— start of Material shown —

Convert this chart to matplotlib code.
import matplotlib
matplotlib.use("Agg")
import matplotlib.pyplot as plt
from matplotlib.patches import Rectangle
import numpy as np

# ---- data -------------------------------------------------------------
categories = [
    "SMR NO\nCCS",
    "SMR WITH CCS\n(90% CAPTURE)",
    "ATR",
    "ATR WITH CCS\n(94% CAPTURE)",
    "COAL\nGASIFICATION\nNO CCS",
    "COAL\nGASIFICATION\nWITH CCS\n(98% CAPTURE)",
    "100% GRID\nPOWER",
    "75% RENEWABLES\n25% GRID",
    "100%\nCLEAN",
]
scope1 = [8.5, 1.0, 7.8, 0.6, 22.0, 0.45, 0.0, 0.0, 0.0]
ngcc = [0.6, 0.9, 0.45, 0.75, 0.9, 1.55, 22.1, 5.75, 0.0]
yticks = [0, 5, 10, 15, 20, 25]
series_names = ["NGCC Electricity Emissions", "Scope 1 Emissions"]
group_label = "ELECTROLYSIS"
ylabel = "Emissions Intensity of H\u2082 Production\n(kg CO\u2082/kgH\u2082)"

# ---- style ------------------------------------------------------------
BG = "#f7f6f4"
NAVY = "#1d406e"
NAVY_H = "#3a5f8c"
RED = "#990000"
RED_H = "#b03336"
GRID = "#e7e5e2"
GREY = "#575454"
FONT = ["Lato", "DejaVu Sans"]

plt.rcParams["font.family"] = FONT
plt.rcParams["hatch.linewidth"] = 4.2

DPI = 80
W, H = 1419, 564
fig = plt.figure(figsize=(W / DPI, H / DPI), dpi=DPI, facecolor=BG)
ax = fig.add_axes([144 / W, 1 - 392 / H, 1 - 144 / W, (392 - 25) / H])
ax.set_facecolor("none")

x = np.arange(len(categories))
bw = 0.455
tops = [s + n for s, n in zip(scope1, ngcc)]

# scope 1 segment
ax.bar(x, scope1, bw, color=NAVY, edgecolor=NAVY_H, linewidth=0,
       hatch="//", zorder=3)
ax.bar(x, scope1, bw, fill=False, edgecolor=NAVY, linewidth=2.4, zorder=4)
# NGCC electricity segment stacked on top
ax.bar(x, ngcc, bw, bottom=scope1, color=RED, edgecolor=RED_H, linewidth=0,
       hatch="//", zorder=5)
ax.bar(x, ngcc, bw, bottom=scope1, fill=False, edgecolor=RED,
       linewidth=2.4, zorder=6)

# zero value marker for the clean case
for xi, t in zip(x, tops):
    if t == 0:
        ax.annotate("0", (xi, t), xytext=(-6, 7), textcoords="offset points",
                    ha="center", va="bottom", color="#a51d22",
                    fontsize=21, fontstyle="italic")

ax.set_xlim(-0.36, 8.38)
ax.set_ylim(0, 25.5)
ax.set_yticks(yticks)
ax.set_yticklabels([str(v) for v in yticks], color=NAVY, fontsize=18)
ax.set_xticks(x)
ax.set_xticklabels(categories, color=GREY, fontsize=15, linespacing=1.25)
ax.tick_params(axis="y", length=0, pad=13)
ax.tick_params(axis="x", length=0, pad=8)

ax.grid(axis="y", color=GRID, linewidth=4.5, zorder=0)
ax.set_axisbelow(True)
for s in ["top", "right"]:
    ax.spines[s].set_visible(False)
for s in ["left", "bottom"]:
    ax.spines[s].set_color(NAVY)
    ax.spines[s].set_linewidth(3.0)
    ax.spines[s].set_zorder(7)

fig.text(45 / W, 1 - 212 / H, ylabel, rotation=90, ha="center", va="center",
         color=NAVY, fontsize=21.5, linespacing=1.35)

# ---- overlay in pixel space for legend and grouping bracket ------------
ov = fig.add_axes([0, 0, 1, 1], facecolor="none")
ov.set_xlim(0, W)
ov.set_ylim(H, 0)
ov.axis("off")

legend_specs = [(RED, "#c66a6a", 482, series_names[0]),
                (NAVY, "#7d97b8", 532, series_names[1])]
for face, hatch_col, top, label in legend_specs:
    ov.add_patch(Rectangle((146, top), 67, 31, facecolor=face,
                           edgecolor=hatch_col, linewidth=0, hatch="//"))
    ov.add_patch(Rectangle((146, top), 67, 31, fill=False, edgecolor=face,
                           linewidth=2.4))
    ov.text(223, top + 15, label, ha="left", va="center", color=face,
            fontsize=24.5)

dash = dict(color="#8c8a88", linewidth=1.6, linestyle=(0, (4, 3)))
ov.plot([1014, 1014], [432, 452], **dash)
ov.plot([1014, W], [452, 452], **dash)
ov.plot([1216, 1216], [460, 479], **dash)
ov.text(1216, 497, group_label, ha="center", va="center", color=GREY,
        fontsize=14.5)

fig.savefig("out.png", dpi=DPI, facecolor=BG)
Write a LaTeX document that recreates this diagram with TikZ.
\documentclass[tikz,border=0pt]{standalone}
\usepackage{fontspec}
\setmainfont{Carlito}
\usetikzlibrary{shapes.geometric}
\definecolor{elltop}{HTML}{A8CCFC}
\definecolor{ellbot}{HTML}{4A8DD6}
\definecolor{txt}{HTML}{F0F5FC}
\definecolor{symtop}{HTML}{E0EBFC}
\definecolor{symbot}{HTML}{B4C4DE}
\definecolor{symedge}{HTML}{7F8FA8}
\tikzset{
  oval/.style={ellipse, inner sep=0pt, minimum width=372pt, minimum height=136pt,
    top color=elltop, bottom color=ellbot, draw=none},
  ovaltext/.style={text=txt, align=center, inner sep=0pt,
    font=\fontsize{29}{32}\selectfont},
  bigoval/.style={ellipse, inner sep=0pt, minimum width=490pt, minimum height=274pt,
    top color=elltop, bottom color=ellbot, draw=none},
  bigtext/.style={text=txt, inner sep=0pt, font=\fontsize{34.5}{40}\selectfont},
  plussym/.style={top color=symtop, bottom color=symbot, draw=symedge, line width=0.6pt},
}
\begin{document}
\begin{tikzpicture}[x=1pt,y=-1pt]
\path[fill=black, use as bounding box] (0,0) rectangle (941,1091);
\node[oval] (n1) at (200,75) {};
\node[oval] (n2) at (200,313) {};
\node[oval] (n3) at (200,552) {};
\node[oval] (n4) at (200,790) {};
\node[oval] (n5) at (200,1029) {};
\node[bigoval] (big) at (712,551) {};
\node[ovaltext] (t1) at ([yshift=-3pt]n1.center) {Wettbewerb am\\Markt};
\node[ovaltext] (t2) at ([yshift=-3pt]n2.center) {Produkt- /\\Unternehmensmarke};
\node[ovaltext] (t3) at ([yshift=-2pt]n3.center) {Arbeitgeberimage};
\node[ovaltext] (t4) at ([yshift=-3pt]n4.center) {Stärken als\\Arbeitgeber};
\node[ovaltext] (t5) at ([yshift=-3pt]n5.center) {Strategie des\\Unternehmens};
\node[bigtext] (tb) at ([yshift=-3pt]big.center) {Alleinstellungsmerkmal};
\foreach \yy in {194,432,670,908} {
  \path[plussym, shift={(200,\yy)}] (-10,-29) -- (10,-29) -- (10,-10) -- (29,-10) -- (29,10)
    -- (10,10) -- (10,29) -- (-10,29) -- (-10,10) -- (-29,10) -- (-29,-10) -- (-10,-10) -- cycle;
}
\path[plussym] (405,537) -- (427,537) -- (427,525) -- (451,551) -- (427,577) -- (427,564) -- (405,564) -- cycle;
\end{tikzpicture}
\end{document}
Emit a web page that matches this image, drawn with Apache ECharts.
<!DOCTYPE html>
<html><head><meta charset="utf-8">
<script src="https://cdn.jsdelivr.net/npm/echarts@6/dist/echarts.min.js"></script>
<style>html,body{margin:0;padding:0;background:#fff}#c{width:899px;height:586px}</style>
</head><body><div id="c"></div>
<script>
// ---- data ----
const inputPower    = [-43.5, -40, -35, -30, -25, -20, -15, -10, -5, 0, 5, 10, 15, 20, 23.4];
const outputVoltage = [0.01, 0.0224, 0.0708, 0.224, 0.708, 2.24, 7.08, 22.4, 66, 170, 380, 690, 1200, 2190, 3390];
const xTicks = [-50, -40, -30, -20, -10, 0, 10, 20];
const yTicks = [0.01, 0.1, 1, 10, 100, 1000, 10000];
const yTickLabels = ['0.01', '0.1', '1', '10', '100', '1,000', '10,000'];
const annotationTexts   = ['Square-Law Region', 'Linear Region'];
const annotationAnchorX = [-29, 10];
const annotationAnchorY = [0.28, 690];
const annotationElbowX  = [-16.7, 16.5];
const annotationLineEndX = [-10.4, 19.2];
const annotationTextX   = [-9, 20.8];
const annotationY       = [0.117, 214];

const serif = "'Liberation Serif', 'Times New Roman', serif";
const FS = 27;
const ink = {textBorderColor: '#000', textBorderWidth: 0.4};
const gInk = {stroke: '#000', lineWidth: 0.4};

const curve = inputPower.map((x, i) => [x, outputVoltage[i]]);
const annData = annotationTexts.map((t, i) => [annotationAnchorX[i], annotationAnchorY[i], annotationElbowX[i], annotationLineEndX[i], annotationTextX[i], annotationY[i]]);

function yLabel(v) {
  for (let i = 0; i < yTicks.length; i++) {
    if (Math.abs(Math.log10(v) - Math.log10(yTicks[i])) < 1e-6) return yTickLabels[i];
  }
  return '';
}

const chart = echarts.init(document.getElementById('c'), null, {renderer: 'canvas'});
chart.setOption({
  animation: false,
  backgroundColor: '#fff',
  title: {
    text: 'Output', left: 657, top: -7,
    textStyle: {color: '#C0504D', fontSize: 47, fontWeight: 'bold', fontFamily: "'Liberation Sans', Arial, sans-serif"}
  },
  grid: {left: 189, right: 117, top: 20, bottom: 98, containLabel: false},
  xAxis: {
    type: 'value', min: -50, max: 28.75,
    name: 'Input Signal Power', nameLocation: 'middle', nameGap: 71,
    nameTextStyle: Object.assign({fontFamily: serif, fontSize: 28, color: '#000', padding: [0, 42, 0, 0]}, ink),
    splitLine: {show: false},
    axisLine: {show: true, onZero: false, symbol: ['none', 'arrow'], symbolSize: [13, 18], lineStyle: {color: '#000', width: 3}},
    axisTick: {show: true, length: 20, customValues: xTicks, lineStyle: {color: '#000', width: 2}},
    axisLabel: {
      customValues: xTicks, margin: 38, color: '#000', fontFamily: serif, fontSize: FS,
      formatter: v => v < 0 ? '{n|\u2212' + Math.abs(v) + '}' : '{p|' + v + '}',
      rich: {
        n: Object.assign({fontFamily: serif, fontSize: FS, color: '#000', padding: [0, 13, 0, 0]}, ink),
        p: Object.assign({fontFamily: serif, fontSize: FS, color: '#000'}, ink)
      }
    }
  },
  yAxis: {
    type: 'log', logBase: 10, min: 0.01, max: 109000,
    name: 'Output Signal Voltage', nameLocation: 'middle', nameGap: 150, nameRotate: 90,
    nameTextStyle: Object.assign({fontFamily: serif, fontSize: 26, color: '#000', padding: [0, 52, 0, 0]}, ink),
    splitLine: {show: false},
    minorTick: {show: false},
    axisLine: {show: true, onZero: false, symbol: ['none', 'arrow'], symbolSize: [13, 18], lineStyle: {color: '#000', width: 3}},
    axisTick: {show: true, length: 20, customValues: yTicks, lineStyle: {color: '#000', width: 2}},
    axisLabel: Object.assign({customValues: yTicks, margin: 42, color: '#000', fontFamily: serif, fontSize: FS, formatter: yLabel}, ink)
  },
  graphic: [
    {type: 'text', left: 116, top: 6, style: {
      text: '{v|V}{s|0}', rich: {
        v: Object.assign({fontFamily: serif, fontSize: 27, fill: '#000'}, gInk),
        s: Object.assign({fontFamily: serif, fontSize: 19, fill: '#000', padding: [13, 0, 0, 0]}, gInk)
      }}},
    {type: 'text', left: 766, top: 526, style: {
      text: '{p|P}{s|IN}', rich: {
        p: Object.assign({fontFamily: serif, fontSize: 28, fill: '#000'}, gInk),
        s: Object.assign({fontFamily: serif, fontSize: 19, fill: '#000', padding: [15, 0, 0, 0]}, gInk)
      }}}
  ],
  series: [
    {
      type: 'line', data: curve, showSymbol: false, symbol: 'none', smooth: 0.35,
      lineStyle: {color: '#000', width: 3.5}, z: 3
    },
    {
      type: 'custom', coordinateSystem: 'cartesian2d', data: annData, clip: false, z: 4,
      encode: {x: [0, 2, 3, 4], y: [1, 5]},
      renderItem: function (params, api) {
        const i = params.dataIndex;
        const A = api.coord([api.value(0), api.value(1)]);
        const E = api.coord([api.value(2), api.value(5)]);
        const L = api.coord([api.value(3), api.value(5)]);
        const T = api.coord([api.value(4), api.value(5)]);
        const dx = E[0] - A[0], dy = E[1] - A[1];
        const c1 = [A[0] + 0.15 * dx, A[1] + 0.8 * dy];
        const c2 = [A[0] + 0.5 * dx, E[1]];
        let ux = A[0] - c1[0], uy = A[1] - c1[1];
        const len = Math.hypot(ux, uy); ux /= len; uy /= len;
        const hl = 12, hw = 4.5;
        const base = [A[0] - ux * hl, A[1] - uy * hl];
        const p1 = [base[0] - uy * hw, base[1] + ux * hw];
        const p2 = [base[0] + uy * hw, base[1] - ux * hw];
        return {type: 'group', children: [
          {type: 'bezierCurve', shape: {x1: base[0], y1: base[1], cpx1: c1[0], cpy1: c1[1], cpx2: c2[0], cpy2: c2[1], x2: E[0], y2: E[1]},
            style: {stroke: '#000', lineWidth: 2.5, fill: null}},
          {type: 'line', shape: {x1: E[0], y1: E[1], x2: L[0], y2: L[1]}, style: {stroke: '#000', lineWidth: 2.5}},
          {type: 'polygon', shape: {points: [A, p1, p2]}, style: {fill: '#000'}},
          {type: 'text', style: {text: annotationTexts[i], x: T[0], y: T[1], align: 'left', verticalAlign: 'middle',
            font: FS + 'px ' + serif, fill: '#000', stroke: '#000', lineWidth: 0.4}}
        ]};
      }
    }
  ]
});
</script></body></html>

— end of Material shown —

### Required work
Copy out only the lines running from the beginning of the data to the line with "import numpy as np", both ends included.

### Written reply
Convert this chart to matplotlib code.
import matplotlib
matplotlib.use("Agg")
import matplotlib.pyplot as plt
from matplotlib.patches import Rectangle
import numpy as np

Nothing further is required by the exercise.